━━━━━ INFORMATION SUPPLIED
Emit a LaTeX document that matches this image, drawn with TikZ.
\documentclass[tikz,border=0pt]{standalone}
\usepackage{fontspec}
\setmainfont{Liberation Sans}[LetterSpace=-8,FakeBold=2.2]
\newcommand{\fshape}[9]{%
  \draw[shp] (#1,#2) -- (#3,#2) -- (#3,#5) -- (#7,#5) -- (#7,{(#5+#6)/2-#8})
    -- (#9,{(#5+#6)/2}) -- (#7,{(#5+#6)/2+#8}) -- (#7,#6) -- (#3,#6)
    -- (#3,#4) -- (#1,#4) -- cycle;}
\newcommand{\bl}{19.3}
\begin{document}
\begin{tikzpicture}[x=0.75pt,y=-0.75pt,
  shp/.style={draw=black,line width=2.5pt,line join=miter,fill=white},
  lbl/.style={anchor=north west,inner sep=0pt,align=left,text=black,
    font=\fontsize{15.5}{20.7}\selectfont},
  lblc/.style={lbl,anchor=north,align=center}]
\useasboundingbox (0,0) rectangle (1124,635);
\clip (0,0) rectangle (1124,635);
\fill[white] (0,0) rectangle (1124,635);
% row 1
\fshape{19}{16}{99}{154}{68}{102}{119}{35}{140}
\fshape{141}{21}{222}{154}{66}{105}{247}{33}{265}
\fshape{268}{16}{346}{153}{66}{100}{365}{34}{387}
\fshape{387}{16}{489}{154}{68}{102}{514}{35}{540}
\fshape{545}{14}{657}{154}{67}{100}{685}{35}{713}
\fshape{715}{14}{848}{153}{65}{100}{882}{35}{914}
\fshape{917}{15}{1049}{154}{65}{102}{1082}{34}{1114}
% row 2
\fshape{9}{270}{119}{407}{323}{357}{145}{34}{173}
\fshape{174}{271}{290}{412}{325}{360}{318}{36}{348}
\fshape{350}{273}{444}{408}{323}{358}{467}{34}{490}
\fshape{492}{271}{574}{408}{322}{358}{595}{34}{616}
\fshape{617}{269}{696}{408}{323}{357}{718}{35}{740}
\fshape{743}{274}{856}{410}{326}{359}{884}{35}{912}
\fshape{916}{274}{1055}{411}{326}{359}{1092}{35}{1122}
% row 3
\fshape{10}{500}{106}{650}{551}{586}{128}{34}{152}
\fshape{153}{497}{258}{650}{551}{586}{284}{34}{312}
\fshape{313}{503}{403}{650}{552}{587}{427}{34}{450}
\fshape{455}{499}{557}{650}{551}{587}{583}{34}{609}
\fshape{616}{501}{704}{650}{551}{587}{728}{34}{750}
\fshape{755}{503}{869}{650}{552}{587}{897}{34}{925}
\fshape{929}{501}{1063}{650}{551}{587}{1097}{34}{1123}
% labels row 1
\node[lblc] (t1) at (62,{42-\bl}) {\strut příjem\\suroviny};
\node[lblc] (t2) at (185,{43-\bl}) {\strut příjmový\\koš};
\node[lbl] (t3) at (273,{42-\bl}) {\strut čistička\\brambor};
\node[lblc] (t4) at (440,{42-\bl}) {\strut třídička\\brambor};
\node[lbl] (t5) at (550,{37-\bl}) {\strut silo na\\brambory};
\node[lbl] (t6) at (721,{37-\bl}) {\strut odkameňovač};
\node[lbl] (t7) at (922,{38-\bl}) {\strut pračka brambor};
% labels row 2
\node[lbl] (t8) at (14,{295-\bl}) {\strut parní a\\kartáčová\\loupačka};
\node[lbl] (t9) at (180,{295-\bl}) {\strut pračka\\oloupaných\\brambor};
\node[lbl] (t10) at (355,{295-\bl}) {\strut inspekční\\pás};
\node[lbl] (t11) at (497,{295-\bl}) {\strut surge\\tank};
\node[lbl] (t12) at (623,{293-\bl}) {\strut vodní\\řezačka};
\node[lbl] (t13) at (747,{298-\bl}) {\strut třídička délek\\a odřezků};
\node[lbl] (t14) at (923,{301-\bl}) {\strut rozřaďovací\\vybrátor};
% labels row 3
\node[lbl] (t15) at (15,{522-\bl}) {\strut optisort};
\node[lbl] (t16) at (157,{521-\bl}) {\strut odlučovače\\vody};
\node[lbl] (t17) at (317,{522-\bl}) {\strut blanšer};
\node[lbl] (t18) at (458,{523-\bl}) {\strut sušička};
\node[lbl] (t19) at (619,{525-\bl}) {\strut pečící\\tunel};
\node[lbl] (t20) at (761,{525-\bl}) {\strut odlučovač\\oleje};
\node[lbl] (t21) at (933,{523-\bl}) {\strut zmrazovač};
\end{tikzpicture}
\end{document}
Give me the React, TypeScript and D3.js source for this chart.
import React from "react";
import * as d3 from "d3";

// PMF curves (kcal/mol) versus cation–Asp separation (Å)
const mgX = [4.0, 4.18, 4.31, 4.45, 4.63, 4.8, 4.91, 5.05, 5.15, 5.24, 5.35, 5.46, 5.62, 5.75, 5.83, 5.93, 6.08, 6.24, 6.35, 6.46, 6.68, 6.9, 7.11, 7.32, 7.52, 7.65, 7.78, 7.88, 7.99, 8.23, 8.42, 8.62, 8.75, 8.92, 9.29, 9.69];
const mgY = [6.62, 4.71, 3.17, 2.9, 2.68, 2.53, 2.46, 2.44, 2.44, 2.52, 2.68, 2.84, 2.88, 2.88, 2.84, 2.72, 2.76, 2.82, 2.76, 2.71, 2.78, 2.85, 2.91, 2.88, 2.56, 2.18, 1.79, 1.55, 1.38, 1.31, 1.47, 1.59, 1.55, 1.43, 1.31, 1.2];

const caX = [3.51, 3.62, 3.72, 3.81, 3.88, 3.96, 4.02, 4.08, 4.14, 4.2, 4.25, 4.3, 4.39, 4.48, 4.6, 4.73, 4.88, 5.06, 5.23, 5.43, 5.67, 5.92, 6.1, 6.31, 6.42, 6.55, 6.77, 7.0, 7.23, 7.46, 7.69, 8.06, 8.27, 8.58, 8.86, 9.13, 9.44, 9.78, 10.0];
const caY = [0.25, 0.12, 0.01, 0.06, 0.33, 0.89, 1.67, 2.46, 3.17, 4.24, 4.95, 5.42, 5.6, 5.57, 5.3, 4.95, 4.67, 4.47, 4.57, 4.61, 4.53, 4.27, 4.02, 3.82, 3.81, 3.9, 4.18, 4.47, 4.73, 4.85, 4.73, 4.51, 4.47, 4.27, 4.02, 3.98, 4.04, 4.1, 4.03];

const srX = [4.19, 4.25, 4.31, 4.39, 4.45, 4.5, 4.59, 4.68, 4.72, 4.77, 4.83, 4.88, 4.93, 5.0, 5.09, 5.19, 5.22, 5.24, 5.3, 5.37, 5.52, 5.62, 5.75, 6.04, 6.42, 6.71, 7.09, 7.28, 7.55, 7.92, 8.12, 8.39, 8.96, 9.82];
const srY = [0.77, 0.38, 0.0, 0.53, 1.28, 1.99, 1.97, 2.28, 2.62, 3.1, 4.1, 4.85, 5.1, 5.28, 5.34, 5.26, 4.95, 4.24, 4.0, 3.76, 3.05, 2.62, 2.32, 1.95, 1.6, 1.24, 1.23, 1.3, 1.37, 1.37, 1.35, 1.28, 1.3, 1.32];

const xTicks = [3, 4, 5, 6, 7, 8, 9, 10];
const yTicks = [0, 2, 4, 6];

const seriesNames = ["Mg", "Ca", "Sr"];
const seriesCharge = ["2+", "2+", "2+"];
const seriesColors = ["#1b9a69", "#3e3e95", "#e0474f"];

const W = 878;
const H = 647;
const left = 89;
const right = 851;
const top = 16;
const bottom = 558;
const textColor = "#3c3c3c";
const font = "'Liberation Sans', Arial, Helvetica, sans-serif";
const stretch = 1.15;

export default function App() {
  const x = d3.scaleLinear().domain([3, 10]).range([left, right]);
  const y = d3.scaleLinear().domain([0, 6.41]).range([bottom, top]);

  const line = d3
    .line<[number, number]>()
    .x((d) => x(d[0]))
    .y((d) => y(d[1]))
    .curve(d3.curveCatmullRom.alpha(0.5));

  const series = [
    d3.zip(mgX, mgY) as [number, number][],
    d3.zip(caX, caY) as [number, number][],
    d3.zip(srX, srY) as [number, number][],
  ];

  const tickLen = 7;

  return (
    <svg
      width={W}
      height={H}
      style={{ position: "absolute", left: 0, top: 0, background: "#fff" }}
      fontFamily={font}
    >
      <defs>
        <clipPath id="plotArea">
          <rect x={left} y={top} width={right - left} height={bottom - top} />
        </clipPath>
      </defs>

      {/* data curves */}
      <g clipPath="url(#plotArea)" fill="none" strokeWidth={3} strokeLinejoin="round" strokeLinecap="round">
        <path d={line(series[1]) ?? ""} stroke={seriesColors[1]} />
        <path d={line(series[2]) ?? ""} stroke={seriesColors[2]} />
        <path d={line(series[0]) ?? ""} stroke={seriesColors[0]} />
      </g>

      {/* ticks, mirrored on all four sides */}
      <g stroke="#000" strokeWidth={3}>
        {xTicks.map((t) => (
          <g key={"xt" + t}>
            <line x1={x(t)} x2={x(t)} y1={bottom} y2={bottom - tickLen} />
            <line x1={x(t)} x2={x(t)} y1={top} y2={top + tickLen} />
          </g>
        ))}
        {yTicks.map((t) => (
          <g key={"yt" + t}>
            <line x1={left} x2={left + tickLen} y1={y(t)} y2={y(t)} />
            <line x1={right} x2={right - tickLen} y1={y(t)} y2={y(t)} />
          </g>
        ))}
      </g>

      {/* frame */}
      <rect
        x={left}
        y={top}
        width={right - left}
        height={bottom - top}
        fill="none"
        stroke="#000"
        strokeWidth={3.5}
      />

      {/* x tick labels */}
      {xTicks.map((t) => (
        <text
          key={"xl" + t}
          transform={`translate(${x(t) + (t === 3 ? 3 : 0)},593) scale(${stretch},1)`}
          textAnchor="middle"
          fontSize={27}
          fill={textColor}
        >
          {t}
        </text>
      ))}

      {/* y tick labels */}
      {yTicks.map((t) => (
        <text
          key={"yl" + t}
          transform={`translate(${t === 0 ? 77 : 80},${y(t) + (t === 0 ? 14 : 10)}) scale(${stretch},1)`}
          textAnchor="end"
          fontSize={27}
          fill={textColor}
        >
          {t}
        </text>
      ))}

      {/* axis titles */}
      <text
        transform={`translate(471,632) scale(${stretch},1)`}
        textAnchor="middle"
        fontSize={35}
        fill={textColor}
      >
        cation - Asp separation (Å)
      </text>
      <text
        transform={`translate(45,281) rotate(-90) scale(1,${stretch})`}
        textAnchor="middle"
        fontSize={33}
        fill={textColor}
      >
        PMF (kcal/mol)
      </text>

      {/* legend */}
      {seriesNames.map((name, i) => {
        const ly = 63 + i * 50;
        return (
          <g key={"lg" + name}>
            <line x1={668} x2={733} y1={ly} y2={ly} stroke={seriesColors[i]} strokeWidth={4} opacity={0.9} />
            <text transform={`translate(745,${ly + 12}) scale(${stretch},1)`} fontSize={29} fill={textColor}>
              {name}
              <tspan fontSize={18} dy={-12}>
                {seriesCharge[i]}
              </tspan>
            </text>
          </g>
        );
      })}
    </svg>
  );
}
━━━━━━━━━━
*REQUIREMENT*: Find "React". Copy every line it occurs in.

*WRITTEN ANSWER*:
Give me the React, TypeScript and D3.js source for this chart.
import React from "react";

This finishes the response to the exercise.